Collected data entries:
---

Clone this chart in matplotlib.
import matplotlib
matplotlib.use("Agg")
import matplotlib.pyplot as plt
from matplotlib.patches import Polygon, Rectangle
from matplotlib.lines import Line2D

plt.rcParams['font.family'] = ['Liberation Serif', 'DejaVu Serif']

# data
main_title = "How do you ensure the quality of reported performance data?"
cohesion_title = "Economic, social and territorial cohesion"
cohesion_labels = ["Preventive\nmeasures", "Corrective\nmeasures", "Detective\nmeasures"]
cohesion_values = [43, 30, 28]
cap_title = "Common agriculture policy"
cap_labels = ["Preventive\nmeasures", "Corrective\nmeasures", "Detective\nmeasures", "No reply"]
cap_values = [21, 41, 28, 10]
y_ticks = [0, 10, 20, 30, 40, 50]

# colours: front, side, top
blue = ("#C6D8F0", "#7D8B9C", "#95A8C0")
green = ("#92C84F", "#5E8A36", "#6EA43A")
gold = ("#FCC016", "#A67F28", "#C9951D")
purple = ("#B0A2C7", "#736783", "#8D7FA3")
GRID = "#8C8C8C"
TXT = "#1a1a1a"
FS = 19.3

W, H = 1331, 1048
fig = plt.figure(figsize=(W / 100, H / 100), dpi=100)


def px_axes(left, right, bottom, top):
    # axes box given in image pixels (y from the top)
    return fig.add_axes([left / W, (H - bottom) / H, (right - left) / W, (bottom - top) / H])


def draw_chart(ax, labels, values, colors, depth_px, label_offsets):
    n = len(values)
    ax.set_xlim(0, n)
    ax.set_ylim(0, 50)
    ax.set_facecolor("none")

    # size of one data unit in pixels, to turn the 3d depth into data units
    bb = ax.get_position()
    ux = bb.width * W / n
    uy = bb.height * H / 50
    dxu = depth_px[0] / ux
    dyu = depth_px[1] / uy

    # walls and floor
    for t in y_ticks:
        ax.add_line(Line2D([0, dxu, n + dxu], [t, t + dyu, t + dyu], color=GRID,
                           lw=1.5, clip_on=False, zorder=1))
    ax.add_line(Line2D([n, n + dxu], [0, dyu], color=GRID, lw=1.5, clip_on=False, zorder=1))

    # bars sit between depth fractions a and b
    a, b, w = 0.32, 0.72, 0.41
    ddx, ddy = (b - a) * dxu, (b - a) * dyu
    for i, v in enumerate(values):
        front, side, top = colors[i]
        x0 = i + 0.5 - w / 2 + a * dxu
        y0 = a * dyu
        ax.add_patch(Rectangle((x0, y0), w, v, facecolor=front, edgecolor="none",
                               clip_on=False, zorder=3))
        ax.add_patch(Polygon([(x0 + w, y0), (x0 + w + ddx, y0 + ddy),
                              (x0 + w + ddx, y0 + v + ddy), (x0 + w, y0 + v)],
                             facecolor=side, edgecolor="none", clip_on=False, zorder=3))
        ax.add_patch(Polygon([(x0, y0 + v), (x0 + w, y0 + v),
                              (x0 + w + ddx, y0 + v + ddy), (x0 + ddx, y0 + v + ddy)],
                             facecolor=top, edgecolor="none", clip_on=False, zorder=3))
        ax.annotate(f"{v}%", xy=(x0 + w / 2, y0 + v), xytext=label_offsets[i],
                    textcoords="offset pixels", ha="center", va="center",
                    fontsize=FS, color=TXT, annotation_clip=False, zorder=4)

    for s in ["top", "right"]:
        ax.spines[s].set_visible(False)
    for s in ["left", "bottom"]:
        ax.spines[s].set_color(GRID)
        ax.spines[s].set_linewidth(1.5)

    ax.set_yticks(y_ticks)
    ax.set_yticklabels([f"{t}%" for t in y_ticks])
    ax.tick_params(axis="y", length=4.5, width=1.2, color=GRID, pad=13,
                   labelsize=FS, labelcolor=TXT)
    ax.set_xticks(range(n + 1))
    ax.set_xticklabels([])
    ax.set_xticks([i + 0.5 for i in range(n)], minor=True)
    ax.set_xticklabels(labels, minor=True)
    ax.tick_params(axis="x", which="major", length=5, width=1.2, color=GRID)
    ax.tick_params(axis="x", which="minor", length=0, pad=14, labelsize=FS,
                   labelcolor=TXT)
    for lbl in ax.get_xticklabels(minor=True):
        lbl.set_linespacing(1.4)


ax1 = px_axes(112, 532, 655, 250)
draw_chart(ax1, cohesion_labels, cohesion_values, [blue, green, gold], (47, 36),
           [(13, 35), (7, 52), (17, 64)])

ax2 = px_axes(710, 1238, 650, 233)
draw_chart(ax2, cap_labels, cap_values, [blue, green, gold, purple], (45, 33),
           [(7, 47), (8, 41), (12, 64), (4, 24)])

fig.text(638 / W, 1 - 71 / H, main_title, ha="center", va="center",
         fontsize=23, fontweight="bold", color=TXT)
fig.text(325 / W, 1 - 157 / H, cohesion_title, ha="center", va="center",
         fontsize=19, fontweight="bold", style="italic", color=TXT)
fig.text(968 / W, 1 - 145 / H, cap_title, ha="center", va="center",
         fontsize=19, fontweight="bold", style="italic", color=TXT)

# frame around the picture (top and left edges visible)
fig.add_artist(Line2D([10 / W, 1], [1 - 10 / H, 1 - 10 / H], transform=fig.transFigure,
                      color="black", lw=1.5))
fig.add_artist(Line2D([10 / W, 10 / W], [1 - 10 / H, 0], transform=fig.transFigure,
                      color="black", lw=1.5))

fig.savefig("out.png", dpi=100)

---

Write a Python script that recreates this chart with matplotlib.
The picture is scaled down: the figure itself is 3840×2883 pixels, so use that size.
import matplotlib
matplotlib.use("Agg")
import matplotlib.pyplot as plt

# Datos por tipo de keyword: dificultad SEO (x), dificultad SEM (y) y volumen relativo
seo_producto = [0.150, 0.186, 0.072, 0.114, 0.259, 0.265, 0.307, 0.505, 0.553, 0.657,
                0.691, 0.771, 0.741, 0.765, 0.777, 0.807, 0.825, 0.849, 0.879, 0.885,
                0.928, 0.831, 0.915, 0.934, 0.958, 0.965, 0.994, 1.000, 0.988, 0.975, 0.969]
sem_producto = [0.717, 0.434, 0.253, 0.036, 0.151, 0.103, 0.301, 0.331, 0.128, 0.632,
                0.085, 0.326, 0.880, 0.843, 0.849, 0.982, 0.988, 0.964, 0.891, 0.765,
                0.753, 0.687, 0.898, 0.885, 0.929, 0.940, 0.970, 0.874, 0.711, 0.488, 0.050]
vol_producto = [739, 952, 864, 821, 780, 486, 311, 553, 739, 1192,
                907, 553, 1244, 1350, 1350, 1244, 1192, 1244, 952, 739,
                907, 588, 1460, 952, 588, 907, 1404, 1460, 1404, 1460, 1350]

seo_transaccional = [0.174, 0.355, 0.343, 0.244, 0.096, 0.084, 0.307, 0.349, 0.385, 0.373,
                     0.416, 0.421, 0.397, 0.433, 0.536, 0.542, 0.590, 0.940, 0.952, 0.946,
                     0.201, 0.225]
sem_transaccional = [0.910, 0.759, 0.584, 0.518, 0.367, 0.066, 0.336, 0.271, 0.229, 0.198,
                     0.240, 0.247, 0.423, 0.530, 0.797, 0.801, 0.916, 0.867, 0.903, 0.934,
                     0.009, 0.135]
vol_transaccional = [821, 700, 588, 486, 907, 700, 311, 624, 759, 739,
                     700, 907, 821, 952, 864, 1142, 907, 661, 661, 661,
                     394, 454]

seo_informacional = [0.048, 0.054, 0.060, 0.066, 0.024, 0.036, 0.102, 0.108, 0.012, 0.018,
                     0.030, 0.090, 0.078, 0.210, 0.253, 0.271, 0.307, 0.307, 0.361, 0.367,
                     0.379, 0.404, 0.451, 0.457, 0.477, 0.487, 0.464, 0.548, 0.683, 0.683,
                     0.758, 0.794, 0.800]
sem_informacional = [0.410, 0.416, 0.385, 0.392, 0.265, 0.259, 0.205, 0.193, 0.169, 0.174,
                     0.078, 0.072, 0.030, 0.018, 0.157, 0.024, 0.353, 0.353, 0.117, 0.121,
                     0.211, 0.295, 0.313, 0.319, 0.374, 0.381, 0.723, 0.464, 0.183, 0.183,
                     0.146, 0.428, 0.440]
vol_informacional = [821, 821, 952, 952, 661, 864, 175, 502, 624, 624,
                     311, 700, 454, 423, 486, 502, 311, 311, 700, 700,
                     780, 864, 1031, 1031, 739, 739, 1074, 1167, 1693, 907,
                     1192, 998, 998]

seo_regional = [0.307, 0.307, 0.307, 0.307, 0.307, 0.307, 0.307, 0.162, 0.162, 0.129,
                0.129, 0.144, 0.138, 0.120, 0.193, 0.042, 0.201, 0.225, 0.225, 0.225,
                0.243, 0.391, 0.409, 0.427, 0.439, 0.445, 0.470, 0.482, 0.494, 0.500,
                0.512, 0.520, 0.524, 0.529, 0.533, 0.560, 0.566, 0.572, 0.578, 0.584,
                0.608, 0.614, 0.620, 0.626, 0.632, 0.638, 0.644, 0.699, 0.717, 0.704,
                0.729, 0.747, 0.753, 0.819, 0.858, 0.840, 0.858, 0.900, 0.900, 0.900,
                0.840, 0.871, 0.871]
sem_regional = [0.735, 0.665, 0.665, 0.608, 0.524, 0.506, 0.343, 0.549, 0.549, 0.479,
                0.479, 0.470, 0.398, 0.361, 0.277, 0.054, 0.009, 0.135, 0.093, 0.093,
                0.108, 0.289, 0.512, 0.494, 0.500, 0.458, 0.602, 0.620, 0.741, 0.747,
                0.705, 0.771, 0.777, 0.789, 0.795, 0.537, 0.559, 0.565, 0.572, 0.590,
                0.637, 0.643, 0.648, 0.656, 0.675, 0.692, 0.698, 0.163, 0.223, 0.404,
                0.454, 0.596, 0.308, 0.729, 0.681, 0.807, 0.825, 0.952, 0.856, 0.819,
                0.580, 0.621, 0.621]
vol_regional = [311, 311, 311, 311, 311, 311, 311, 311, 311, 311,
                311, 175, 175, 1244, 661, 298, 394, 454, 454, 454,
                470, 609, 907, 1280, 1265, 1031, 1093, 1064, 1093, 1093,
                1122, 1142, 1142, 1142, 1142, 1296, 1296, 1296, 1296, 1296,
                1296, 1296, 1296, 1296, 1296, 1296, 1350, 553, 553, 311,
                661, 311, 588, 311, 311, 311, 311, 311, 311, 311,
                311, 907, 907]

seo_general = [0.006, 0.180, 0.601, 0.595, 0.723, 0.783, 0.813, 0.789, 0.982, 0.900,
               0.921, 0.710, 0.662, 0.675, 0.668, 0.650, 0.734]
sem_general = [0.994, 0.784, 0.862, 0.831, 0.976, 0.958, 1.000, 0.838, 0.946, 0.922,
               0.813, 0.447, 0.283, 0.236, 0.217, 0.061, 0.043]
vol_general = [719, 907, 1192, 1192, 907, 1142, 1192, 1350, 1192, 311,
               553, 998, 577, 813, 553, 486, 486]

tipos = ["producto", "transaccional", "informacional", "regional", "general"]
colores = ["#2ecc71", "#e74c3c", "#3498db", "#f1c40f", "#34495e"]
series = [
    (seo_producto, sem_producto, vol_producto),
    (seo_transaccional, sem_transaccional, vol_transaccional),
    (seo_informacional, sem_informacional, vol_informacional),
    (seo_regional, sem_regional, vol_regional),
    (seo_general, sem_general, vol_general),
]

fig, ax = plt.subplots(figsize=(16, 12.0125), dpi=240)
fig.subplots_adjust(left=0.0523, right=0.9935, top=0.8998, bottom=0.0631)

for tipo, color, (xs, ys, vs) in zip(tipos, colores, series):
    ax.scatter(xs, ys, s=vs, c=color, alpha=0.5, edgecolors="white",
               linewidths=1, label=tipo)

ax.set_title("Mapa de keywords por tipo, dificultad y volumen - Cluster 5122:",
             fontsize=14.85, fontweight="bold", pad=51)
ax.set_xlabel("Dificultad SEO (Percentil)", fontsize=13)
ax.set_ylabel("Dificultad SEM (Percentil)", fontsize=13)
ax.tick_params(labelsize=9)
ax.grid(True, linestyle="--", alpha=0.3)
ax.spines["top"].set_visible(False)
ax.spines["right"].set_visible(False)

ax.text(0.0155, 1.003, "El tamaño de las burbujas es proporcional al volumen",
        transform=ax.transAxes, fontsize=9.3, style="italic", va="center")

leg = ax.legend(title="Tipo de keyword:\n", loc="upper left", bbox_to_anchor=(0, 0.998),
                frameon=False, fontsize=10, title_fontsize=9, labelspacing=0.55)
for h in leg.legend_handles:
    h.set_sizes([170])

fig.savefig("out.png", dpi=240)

---

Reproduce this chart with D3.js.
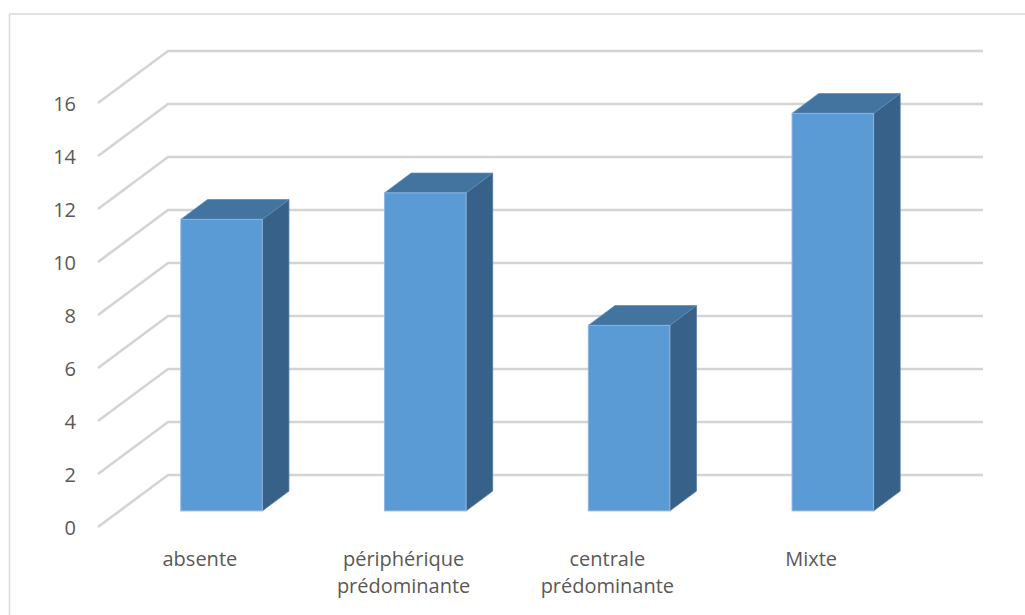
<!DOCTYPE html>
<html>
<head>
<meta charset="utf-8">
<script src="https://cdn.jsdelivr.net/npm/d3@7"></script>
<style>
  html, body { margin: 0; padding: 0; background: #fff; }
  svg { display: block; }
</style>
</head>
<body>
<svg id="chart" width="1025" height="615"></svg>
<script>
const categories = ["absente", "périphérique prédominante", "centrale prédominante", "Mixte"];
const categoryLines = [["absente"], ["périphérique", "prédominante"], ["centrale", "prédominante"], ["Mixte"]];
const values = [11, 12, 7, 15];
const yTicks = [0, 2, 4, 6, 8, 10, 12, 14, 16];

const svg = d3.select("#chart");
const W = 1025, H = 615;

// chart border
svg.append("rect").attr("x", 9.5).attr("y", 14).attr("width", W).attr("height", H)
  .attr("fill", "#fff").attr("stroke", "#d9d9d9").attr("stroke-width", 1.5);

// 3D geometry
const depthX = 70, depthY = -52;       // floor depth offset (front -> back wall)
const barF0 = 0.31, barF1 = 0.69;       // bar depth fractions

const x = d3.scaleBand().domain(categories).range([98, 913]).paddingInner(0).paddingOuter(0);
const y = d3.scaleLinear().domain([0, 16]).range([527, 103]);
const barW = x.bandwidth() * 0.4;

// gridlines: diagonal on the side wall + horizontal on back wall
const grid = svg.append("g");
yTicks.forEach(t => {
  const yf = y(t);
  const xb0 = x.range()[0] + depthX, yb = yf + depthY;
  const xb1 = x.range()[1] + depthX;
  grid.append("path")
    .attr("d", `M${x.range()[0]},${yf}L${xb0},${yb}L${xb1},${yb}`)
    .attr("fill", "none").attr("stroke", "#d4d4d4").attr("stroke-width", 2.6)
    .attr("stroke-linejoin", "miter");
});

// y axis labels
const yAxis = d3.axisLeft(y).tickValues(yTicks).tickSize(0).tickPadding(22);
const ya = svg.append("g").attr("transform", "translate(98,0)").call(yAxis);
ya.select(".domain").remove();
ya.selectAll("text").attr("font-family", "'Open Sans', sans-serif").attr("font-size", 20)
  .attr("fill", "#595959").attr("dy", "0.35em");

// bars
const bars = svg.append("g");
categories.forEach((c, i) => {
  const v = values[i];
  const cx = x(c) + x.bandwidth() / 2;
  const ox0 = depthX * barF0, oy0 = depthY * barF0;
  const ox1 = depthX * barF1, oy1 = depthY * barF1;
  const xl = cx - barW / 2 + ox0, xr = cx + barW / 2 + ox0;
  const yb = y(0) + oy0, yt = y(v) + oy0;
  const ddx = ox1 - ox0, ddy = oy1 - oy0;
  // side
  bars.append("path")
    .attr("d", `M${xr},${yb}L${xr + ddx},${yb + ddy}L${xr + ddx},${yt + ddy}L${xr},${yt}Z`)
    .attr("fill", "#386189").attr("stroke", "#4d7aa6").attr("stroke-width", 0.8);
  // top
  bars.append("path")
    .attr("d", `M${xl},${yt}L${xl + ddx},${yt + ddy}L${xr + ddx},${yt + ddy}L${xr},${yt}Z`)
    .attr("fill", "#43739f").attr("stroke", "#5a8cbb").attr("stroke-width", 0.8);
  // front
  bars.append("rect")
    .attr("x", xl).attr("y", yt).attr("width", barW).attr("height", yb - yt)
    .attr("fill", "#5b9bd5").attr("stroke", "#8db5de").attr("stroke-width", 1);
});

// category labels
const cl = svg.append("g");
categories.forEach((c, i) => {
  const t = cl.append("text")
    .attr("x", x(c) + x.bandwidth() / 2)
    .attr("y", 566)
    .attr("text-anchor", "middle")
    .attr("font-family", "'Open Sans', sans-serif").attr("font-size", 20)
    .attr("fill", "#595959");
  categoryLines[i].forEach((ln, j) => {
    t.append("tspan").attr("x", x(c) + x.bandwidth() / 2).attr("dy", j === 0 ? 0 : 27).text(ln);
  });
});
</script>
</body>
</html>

---

> Short problem
Every line from the one containing "Reproduce this chart with D3.js." to the one containing "const W = 1025, H = 615;" should be output exactly, both ends included. Nothing else goes in, and no pictures either.

> Result for this task
Reproduce this chart with D3.js.
<!DOCTYPE html>
<html>
<head>
<meta charset="utf-8">
<script src="https://cdn.jsdelivr.net/npm/d3@7"></script>
<style>
  html, body { margin: 0; padding: 0; background: #fff; }
  svg { display: block; }
</style>
</head>
<body>
<svg id="chart" width="1025" height="615"></svg>
<script>
const categories = ["absente", "périphérique prédominante", "centrale prédominante", "Mixte"];
const categoryLines = [["absente"], ["périphérique", "prédominante"], ["centrale", "prédominante"], ["Mixte"]];
const values = [11, 12, 7, 15];
const yTicks = [0, 2, 4, 6, 8, 10, 12, 14, 16];

const svg = d3.select("#chart");
const W = 1025, H = 615;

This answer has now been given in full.